→ EXERCISE DETAILS: Copy out every line exactly, passing over the pictures.
⁂
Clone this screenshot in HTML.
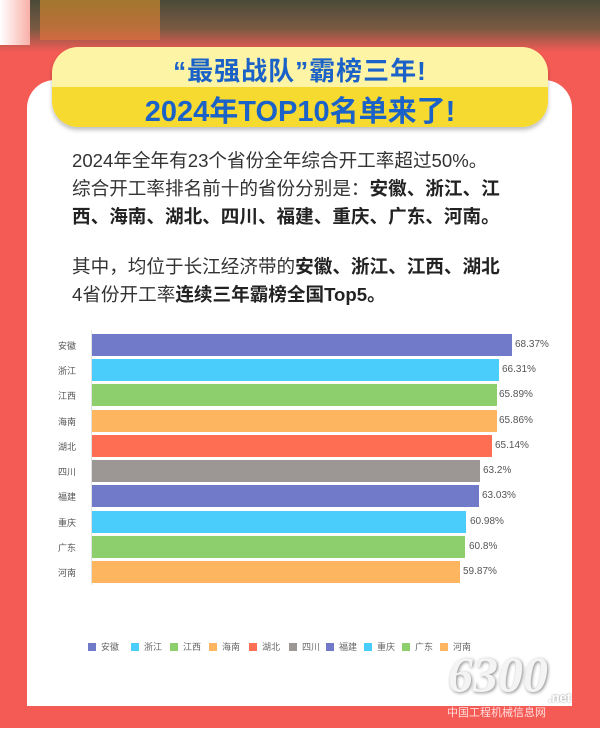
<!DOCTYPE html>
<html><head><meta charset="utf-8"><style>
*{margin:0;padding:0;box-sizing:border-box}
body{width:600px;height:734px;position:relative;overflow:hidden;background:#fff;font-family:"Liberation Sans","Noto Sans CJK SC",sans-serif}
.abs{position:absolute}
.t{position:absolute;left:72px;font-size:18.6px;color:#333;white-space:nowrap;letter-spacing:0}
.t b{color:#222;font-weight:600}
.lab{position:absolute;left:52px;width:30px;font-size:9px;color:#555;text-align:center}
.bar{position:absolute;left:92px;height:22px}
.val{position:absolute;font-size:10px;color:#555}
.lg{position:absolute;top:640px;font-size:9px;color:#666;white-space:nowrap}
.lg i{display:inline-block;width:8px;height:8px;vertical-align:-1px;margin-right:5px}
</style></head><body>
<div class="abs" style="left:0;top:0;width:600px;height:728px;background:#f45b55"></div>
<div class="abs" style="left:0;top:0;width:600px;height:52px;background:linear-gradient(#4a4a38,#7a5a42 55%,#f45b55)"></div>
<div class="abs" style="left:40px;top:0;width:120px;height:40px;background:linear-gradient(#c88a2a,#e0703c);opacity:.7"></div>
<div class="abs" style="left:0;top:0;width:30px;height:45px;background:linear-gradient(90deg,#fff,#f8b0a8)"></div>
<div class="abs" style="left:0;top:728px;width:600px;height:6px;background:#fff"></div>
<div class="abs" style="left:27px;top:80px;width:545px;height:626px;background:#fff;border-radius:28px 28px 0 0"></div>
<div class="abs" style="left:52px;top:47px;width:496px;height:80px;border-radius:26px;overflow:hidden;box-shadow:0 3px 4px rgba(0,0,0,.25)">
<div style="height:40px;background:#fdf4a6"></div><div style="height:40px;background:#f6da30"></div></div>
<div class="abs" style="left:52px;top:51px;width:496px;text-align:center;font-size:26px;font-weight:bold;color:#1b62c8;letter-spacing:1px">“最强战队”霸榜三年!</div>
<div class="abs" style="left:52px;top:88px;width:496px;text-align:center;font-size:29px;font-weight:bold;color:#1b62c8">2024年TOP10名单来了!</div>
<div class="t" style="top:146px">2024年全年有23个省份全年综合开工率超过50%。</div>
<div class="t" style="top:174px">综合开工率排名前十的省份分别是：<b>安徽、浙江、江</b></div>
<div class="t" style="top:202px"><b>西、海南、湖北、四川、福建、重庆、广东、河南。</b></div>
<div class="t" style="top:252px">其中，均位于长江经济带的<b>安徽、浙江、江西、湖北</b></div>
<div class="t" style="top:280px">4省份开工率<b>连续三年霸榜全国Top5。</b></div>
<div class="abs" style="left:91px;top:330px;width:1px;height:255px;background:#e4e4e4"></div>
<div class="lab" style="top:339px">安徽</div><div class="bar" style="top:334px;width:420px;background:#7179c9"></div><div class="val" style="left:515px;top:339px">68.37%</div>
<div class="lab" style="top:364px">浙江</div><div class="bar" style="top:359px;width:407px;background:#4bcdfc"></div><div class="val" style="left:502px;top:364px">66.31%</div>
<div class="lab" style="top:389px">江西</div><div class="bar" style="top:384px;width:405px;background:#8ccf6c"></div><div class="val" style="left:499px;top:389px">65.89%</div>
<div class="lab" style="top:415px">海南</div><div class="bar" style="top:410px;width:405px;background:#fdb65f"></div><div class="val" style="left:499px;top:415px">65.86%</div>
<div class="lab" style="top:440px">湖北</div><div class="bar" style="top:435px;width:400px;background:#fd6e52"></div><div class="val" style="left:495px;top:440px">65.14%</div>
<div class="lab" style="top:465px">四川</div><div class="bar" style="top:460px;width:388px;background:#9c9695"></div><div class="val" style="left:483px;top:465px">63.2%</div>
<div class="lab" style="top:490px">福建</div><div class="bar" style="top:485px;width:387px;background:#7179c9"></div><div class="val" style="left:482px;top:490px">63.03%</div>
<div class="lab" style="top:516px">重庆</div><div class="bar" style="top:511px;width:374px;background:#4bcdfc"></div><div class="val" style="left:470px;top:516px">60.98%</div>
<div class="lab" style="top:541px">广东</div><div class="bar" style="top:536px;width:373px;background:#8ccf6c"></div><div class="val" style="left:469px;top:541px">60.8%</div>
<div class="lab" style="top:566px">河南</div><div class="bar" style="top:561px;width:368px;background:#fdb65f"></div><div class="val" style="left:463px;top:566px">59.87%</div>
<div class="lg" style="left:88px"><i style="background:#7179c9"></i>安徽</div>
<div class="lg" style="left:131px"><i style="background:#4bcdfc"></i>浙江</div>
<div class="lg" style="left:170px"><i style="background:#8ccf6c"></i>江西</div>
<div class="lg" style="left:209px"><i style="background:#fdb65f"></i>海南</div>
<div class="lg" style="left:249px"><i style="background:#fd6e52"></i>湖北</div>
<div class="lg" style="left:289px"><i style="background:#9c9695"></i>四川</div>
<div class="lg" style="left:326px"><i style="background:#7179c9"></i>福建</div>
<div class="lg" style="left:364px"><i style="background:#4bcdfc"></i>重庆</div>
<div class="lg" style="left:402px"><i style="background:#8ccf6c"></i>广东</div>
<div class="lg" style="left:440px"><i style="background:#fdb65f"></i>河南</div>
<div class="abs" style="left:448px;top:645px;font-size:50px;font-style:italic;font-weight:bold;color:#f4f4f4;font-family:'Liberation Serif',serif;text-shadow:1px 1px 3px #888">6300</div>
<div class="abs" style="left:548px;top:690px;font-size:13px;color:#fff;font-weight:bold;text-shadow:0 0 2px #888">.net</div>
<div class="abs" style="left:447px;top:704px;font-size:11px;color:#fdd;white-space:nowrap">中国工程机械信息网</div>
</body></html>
⁂
→ RESPONSE:
Clone this screenshot in HTML.
<!DOCTYPE html>
<html><head><meta charset="utf-8"><style>
*{margin:0;padding:0;box-sizing:border-box}
body{width:600px;height:734px;position:relative;overflow:hidden;background:#fff;font-family:"Liberation Sans","Noto Sans CJK SC",sans-serif}
.abs{position:absolute}
.t{position:absolute;left:72px;font-size:18.6px;color:#333;white-space:nowrap;letter-spacing:0}
.t b{color:#222;font-weight:600}
.lab{position:absolute;left:52px;width:30px;font-size:9px;color:#555;text-align:center}
.bar{position:absolute;left:92px;height:22px}
.val{position:absolute;font-size:10px;color:#555}
.lg{position:absolute;top:640px;font-size:9px;color:#666;white-space:nowrap}
.lg i{display:inline-block;width:8px;height:8px;vertical-align:-1px;margin-right:5px}
</style></head><body>
<div class="abs" style="left:0;top:0;width:600px;height:728px;background:#f45b55"></div>
<div class="abs" style="left:0;top:0;width:600px;height:52px;background:linear-gradient(#4a4a38,#7a5a42 55%,#f45b55)"></div>
<div class="abs" style="left:40px;top:0;width:120px;height:40px;background:linear-gradient(#c88a2a,#e0703c);opacity:.7"></div>
<div class="abs" style="left:0;top:0;width:30px;height:45px;background:linear-gradient(90deg,#fff,#f8b0a8)"></div>
<div class="abs" style="left:0;top:728px;width:600px;height:6px;background:#fff"></div>
<div class="abs" style="left:27px;top:80px;width:545px;height:626px;background:#fff;border-radius:28px 28px 0 0"></div>
<div class="abs" style="left:52px;top:47px;width:496px;height:80px;border-radius:26px;overflow:hidden;box-shadow:0 3px 4px rgba(0,0,0,.25)">
<div style="height:40px;background:#fdf4a6"></div><div style="height:40px;background:#f6da30"></div></div>
<div class="abs" style="left:52px;top:51px;width:496px;text-align:center;font-size:26px;font-weight:bold;color:#1b62c8;letter-spacing:1px">“最强战队”霸榜三年!</div>
<div class="abs" style="left:52px;top:88px;width:496px;text-align:center;font-size:29px;font-weight:bold;color:#1b62c8">2024年TOP10名单来了!</div>
<div class="t" style="top:146px">2024年全年有23个省份全年综合开工率超过50%。</div>
<div class="t" style="top:174px">综合开工率排名前十的省份分别是：<b>安徽、浙江、江</b></div>
<div class="t" style="top:202px"><b>西、海南、湖北、四川、福建、重庆、广东、河南。</b></div>
<div class="t" style="top:252px">其中，均位于长江经济带的<b>安徽、浙江、江西、湖北</b></div>
<div class="t" style="top:280px">4省份开工率<b>连续三年霸榜全国Top5。</b></div>
<div class="abs" style="left:91px;top:330px;width:1px;height:255px;background:#e4e4e4"></div>
<div class="lab" style="top:339px">安徽</div><div class="bar" style="top:334px;width:420px;background:#7179c9"></div><div class="val" style="left:515px;top:339px">68.37%</div>
<div class="lab" style="top:364px">浙江</div><div class="bar" style="top:359px;width:407px;background:#4bcdfc"></div><div class="val" style="left:502px;top:364px">66.31%</div>
<div class="lab" style="top:389px">江西</div><div class="bar" style="top:384px;width:405px;background:#8ccf6c"></div><div class="val" style="left:499px;top:389px">65.89%</div>
<div class="lab" style="top:415px">海南</div><div class="bar" style="top:410px;width:405px;background:#fdb65f"></div><div class="val" style="left:499px;top:415px">65.86%</div>
<div class="lab" style="top:440px">湖北</div><div class="bar" style="top:435px;width:400px;background:#fd6e52"></div><div class="val" style="left:495px;top:440px">65.14%</div>
<div class="lab" style="top:465px">四川</div><div class="bar" style="top:460px;width:388px;background:#9c9695"></div><div class="val" style="left:483px;top:465px">63.2%</div>
<div class="lab" style="top:490px">福建</div><div class="bar" style="top:485px;width:387px;background:#7179c9"></div><div class="val" style="left:482px;top:490px">63.03%</div>
<div class="lab" style="top:516px">重庆</div><div class="bar" style="top:511px;width:374px;background:#4bcdfc"></div><div class="val" style="left:470px;top:516px">60.98%</div>
<div class="lab" style="top:541px">广东</div><div class="bar" style="top:536px;width:373px;background:#8ccf6c"></div><div class="val" style="left:469px;top:541px">60.8%</div>
<div class="lab" style="top:566px">河南</div><div class="bar" style="top:561px;width:368px;background:#fdb65f"></div><div class="val" style="left:463px;top:566px">59.87%</div>
<div class="lg" style="left:88px"><i style="background:#7179c9"></i>安徽</div>
<div class="lg" style="left:131px"><i style="background:#4bcdfc"></i>浙江</div>
<div class="lg" style="left:170px"><i style="background:#8ccf6c"></i>江西</div>
<div class="lg" style="left:209px"><i style="background:#fdb65f"></i>海南</div>
<div class="lg" style="left:249px"><i style="background:#fd6e52"></i>湖北</div>
<div class="lg" style="left:289px"><i style="background:#9c9695"></i>四川</div>
<div class="lg" style="left:326px"><i style="background:#7179c9"></i>福建</div>
<div class="lg" style="left:364px"><i style="background:#4bcdfc"></i>重庆</div>
<div class="lg" style="left:402px"><i style="background:#8ccf6c"></i>广东</div>
<div class="lg" style="left:440px"><i style="background:#fdb65f"></i>河南</div>
<div class="abs" style="left:448px;top:645px;font-size:50px;font-style:italic;font-weight:bold;color:#f4f4f4;font-family:'Liberation Serif',serif;text-shadow:1px 1px 3px #888">6300</div>
<div class="abs" style="left:548px;top:690px;font-size:13px;color:#fff;font-weight:bold;text-shadow:0 0 2px #888">.net</div>
<div class="abs" style="left:447px;top:704px;font-size:11px;color:#fdd;white-space:nowrap">中国工程机械信息网</div>
</body></html>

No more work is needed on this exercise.